Avdeï Ter-Oganian est le plus connu des blasphémateurs: lors de la foire Art-Moscow, il a exposé des icônes orthodoxes sur lesquelles, moyennant une somme symbolique, il portait des inscriptions et des dessins obscènes, puis il s'est employé à les écraser avec une hache. Une heure plus tard, son stand a été fermé, et l'artiste a dû passer plusieurs heures au poste. Après l'ouverture d'une enquête judiciaire à son encontre, il a quitté le pays et vit depuis sept ans à l'étranger. Il n'a depuis jamais pris le risque de revenir.

Son sort répète de façon caricaturale celui du célèbre écrivain Salman Rushdie, anathématisé et condamné à mort par l'imam Khomeini pour ses "Versets sataniques" où il satirisait la famille du prophète Mahomet. La fatwa rendue par l'ayatollah stipulait que tout musulman devait à la première rencontre tuer le blasphémateur.

Salman Rushdie vit depuis longtemps sous la protection de la police.

Dans l'Église orthodoxe, c'est l'excommunication qui est la sanction la plus grave, et non pas la mort. Raison, sans doute, pour laquelle l'image du Christ est beaucoup plus populaire parmi les artistes blasphémateurs que celle de Mahomet.

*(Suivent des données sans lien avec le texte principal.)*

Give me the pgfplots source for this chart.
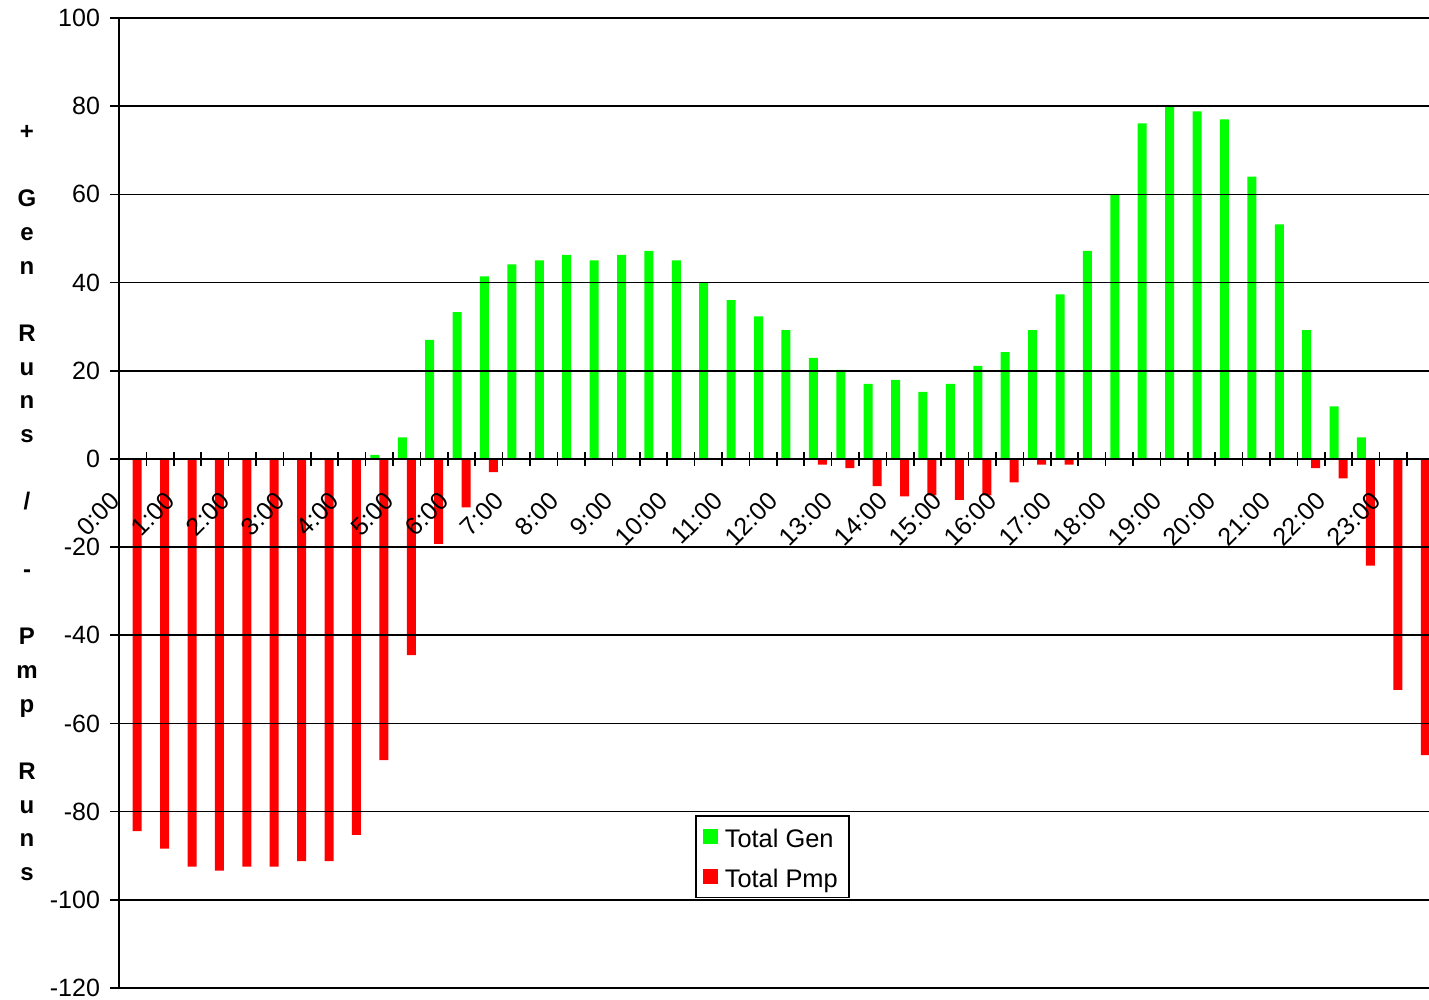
\documentclass[border=0pt]{standalone}
\usepackage{fontspec}
\setmainfont{Liberation Sans}
\usepackage{pgfplots}
\pgfplotsset{compat=1.18}
\definecolor{gen}{RGB}{0,255,0}
\definecolor{pmp}{RGB}{255,0,0}

\begin{document}
\begin{tikzpicture}
\begin{axis}[
  axis on top,
  width=655pt, height=485pt, scale only axis,
  xmin=-0.5, xmax=47.3, ymin=-120, ymax=100,
  axis x line*=middle, axis y line*=left,
  axis line style={black, line width=0.8pt},
  ybar=0pt, bar width=4.5pt,
  ytick={-120,-100,...,100},
  ymajorgrids, major grid style={black, line width=0.8pt},
  xtick={0,2,...,46},
  xticklabels={0:00,1:00,2:00,3:00,4:00,5:00,6:00,7:00,8:00,9:00,10:00,11:00,12:00,13:00,14:00,15:00,16:00,17:00,18:00,19:00,20:00,21:00,22:00,23:00},
  minor xtick={0.5,1.5,...,46.5},
  major x tick style={draw=none},
  minor x tick style={black, line width=0.8pt},
  ytick style={black, line width=0.8pt},
  xtick align=center, ytick align=outside,
  major tick length=4.5pt, minor tick length=7pt,
  /pgf/number format/assume math mode=true,
  tick label style={font=\fontsize{12.5}{14}\selectfont},
  yticklabel style={xshift=-1.5pt},
  xticklabel style={xshift=-8.5pt, yshift=-16.5pt, rotate=45, anchor=east, inner sep=0pt},
  every axis y label/.style={at={(rel axis cs:0,0.5)}, anchor=center, xshift=-46pt, align=center, font=\fontsize{12}{16.85}\selectfont\bfseries},
  ylabel={+\\[16.85pt]G\\e\\n\\[16.85pt]R\\u\\n\\s\\[16.85pt]/\\[16.85pt]-\\[16.85pt]P\\m\\p\\[16.85pt]R\\u\\n\\s},
  legend style={at={(rel axis cs:0.4397,0.1784)}, anchor=north west, draw=black, line width=0.8pt,
    font=\fontsize{12.7}{15}\selectfont, inner xsep=3.5pt, inner ysep=2pt, row sep=4pt,
    nodes={text height=11.7pt, text depth=0.7pt, inner xsep=2pt},
    /tikz/every odd column/.append style={column sep=1.5pt}},
  legend cell align=left,
]
\addplot[fill=gen, draw=none, legend image code/.code={\fill[gen] (0pt,-3.75pt) rectangle (7.5pt,3.75pt);}] coordinates {
(0,0) (1,0) (2,0) (3,0) (4,0) (5,0) (6,0) (7,0) (8,0) (9,0.9) (10,4.9) (11,27)
(12,33.3) (13,41.4) (14,44.1) (15,45) (16,46.3) (17,45) (18,46.3) (19,47.2) (20,45) (21,40) (22,36) (23,32.3)
(24,29.2) (25,22.9) (26,20.2) (27,17) (28,17.9) (29,15.2) (30,17) (31,21.1) (32,24.2) (33,29.2) (34,37.3) (35,47.2)
(36,60) (37,76.1) (38,79.8) (39,78.8) (40,77) (41,64) (42,53.2) (43,29.2) (44,11.9) (45,4.9) (46,0) (47,0)
};
\addlegendentry{Total Gen}
\addplot[fill=pmp, draw=none, legend image code/.code={\fill[pmp] (0pt,-3.75pt) rectangle (7.5pt,3.75pt);}] coordinates {
(0,-84.4) (1,-88.4) (2,-92.5) (3,-93.4) (4,-92.5) (5,-92.5) (6,-91.2) (7,-91.2) (8,-85.3) (9,-68.3) (10,-44.5) (11,-19.3)
(12,-11) (13,-3) (14,0) (15,0) (16,0) (17,0) (18,0) (19,0) (20,0) (21,0) (22,0) (23,0)
(24,0) (25,-1.3) (26,-2.1) (27,-6.2) (28,-8.5) (29,-8.3) (30,-9.3) (31,-8.3) (32,-5.3) (33,-1.3) (34,-1.3) (35,0)
(36,0) (37,0) (38,0) (39,0) (40,0) (41,0) (42,0) (43,-2.1) (44,-4.4) (45,-24.2) (46,-52.4) (47,-67.2)
};
\addlegendentry{Total Pmp}
\end{axis}
\pgfresetboundingbox
\path[use as bounding box] ([xshift=-59.5pt,yshift=-6pt]current axis.south west) rectangle ([yshift=9pt]current axis.north east);
\end{tikzpicture}
\end{document}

À l'étranger, personne ne connaît aujourd'hui l'iconoclaste Ter-Oganian.

"Ici, il est impossible de faire des provocations, se plaignait-il récemment au téléphone à un correspondant du magazine "Dossoug" (Loisirs). Quoi que tu fasses, personne ne s'intéresse à toi".

Par ses aveux inattendus, cet artiste révèle au grand jour l'essence même du scandale qui se passe dans l'art contemporain. Non seulement l'environnement agressif, mais aussi le système des tabous formels et informels engendre le défi. Sinon, la provocation est impossible par définition. C'est pourquoi la capitale russe demeure une Mecque convoitée pour les adeptes du défi: là, tout attentat aux sentiments des croyants déclenchera la fureur immédiate de la société. Comme le disait Andy Warhol, chacun a droit à son quart d'heure de gloire. Or, ce droit semble plus réalisable en Russie que dans les autres pays du monde où l'on aura du mal à voir quelqu'un exhibant son derrière.

Dans une école d'art contemporain fondée à Moscou par ce même Ter-Oganian, celui-ci enseignait, entre autres, l'art de montrer son c....

D'ailleurs, cette école n'existe plus depuis bien longtemps.